_Job:_
Set the listing down again in full, word for word, with the pictures left out.

═══ Data block ═══

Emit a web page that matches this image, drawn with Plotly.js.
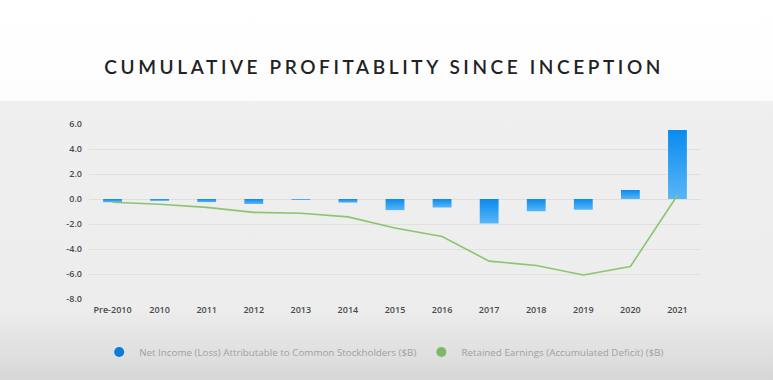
<!DOCTYPE html>
<html>
<head>
<meta charset="utf-8">
<script src="https://cdn.plot.ly/plotly-3.0.1.min.js"></script>
<style>
html,body{margin:0;padding:0;width:773px;height:380px;overflow:hidden;}
body{background:linear-gradient(to bottom,#ffffff 0px,#fdfdfd 100px,#efefef 102px,#ededed 310px,#e6e6e6 330px,#dedede 360px,#d6d6d6 380px);}
#chart{width:773px;height:380px;}
</style>
</head>
<body>
<div id="chart"></div>
<script>
const categories = ["Pre-2010","2010","2011","2012","2013","2014","2015","2016","2017","2018","2019","2020","2021"];
const netIncome = [-0.26,-0.15,-0.25,-0.40,-0.07,-0.29,-0.89,-0.68,-1.96,-0.98,-0.86,0.72,5.52];
const retainedEarnings = [-0.26,-0.42,-0.67,-1.07,-1.14,-1.43,-2.32,-3.00,-4.97,-5.32,-6.08,-5.40,0.30];
const yTicks = [-8,-6,-4,-2,0,2,4,6];
const yTickLabels = ["-8.0","-6.0","-4.0","-2.0","0.0","2.0","4.0","6.0"];
const legendNames = ["Net Income (Loss) Attributable to Common Stockholders ($B)","Retained Earnings (Accumulated Deficit) ($B)"];

const traces = [
  {type:'bar', x:categories, y:netIncome, width:0.4, marker:{color:'#2a9cf3', line:{width:0}}, showlegend:false, name:legendNames[0], hoverinfo:'skip'},
  {type:'scatter', mode:'lines', x:categories, y:retainedEarnings, line:{color:'#8dc46e', width:1.6}, showlegend:false, name:legendNames[1], hoverinfo:'skip'},
  {type:'scatter', mode:'markers', x:[null], y:[null], marker:{symbol:'circle', size:10, color:'#0b7ad9'}, name:legendNames[0], showlegend:true},
  {type:'scatter', mode:'markers', x:[null], y:[null], marker:{symbol:'circle', size:10, color:'#7db869'}, name:legendNames[1], showlegend:true}
];

const layout = {
  width:773, height:380,
  paper_bgcolor:'rgba(0,0,0,0)', plot_bgcolor:'rgba(0,0,0,0)',
  margin:{l:89, r:72, t:124, b:81},
  title:{text:'CUMULATIVE PROFITABLITY SINCE INCEPTION', x:0.497, xref:'container', xanchor:'center', y:1-67/380, yanchor:'middle', yref:'container',
         font:{family:'Lato, "Open Sans", sans-serif', size:19, color:'#222222', weight:600}},
  xaxis:{type:'category', showgrid:false, zeroline:false, showline:false, ticks:'',
         tickfont:{family:'"Open Sans", sans-serif', size:9, color:'#4a4a4a', weight:600}, ticklabelstandoff:4},
  yaxis:{range:[-8,6], tickvals:yTicks, ticktext:yTickLabels, showgrid:true, gridcolor:'#e0e0e0', gridwidth:1,
         zeroline:true, zerolinecolor:'#dedede', zerolinewidth:1, showline:false, ticks:'',
         tickfont:{family:'"Open Sans", sans-serif', size:9, color:'#4a4a4a', weight:600}, ticklabelstandoff:6},
  showlegend:true,
  legend:{orientation:'h', x:0.497, xanchor:'center', xref:'container', y:1-352/380, yref:'container', yanchor:'middle',
          font:{family:'"Open Sans", sans-serif', size:9.8, color:'#a0a0a0'}, bgcolor:'rgba(0,0,0,0)', itemwidth:30},
  bargap:0.6
};

Plotly.newPlot('chart', traces, layout, {displayModeBar:false, staticPlot:true}).then(function(gd){
  const svg = gd.querySelector('svg.main-svg');
  const ns = 'http://www.w3.org/2000/svg';
  const defs = document.createElementNS(ns,'defs');
  const lg = document.createElementNS(ns,'linearGradient');
  lg.setAttribute('id','barGrad'); lg.setAttribute('x1','0'); lg.setAttribute('y1','0'); lg.setAttribute('x2','0'); lg.setAttribute('y2','1');
  [['0%','#0a8aef'],['100%','#58b6f6']].forEach(function(s){
    const st = document.createElementNS(ns,'stop'); st.setAttribute('offset',s[0]); st.setAttribute('stop-color',s[1]); lg.appendChild(st);
  });
  defs.appendChild(lg); svg.insertBefore(defs, svg.firstChild);
  gd.querySelectorAll('.barlayer .point path').forEach(function(p){ p.style.fill='url(#barGrad)'; });
  const t = gd.querySelector('.gtitle');
  if(t){ t.style.letterSpacing='3.6px'; }
});
</script>
</body>
</html>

═══

_Solution below:_
Emit a web page that matches this image, drawn with Plotly.js.
<!DOCTYPE html>
<html>
<head>
<meta charset="utf-8">
<script src="https://cdn.plot.ly/plotly-3.0.1.min.js"></script>
<style>
html,body{margin:0;padding:0;width:773px;height:380px;overflow:hidden;}
body{background:linear-gradient(to bottom,#ffffff 0px,#fdfdfd 100px,#efefef 102px,#ededed 310px,#e6e6e6 330px,#dedede 360px,#d6d6d6 380px);}
#chart{width:773px;height:380px;}
</style>
</head>
<body>
<div id="chart"></div>
<script>
const categories = ["Pre-2010","2010","2011","2012","2013","2014","2015","2016","2017","2018","2019","2020","2021"];
const netIncome = [-0.26,-0.15,-0.25,-0.40,-0.07,-0.29,-0.89,-0.68,-1.96,-0.98,-0.86,0.72,5.52];
const retainedEarnings = [-0.26,-0.42,-0.67,-1.07,-1.14,-1.43,-2.32,-3.00,-4.97,-5.32,-6.08,-5.40,0.30];
const yTicks = [-8,-6,-4,-2,0,2,4,6];
const yTickLabels = ["-8.0","-6.0","-4.0","-2.0","0.0","2.0","4.0","6.0"];
const legendNames = ["Net Income (Loss) Attributable to Common Stockholders ($B)","Retained Earnings (Accumulated Deficit) ($B)"];

const traces = [
  {type:'bar', x:categories, y:netIncome, width:0.4, marker:{color:'#2a9cf3', line:{width:0}}, showlegend:false, name:legendNames[0], hoverinfo:'skip'},
  {type:'scatter', mode:'lines', x:categories, y:retainedEarnings, line:{color:'#8dc46e', width:1.6}, showlegend:false, name:legendNames[1], hoverinfo:'skip'},
  {type:'scatter', mode:'markers', x:[null], y:[null], marker:{symbol:'circle', size:10, color:'#0b7ad9'}, name:legendNames[0], showlegend:true},
  {type:'scatter', mode:'markers', x:[null], y:[null], marker:{symbol:'circle', size:10, color:'#7db869'}, name:legendNames[1], showlegend:true}
];

const layout = {
  width:773, height:380,
  paper_bgcolor:'rgba(0,0,0,0)', plot_bgcolor:'rgba(0,0,0,0)',
  margin:{l:89, r:72, t:124, b:81},
  title:{text:'CUMULATIVE PROFITABLITY SINCE INCEPTION', x:0.497, xref:'container', xanchor:'center', y:1-67/380, yanchor:'middle', yref:'container',
         font:{family:'Lato, "Open Sans", sans-serif', size:19, color:'#222222', weight:600}},
  xaxis:{type:'category', showgrid:false, zeroline:false, showline:false, ticks:'',
         tickfont:{family:'"Open Sans", sans-serif', size:9, color:'#4a4a4a', weight:600}, ticklabelstandoff:4},
  yaxis:{range:[-8,6], tickvals:yTicks, ticktext:yTickLabels, showgrid:true, gridcolor:'#e0e0e0', gridwidth:1,
         zeroline:true, zerolinecolor:'#dedede', zerolinewidth:1, showline:false, ticks:'',
         tickfont:{family:'"Open Sans", sans-serif', size:9, color:'#4a4a4a', weight:600}, ticklabelstandoff:6},
  showlegend:true,
  legend:{orientation:'h', x:0.497, xanchor:'center', xref:'container', y:1-352/380, yref:'container', yanchor:'middle',
          font:{family:'"Open Sans", sans-serif', size:9.8, color:'#a0a0a0'}, bgcolor:'rgba(0,0,0,0)', itemwidth:30},
  bargap:0.6
};

Plotly.newPlot('chart', traces, layout, {displayModeBar:false, staticPlot:true}).then(function(gd){
  const svg = gd.querySelector('svg.main-svg');
  const ns = 'http://www.w3.org/2000/svg';
  const defs = document.createElementNS(ns,'defs');
  const lg = document.createElementNS(ns,'linearGradient');
  lg.setAttribute('id','barGrad'); lg.setAttribute('x1','0'); lg.setAttribute('y1','0'); lg.setAttribute('x2','0'); lg.setAttribute('y2','1');
  [['0%','#0a8aef'],['100%','#58b6f6']].forEach(function(s){
    const st = document.createElementNS(ns,'stop'); st.setAttribute('offset',s[0]); st.setAttribute('stop-color',s[1]); lg.appendChild(st);
  });
  defs.appendChild(lg); svg.insertBefore(defs, svg.firstChild);
  gd.querySelectorAll('.barlayer .point path').forEach(function(p){ p.style.fill='url(#barGrad)'; });
  const t = gd.querySelector('.gtitle');
  if(t){ t.style.letterSpacing='3.6px'; }
});
</script>
</body>
</html>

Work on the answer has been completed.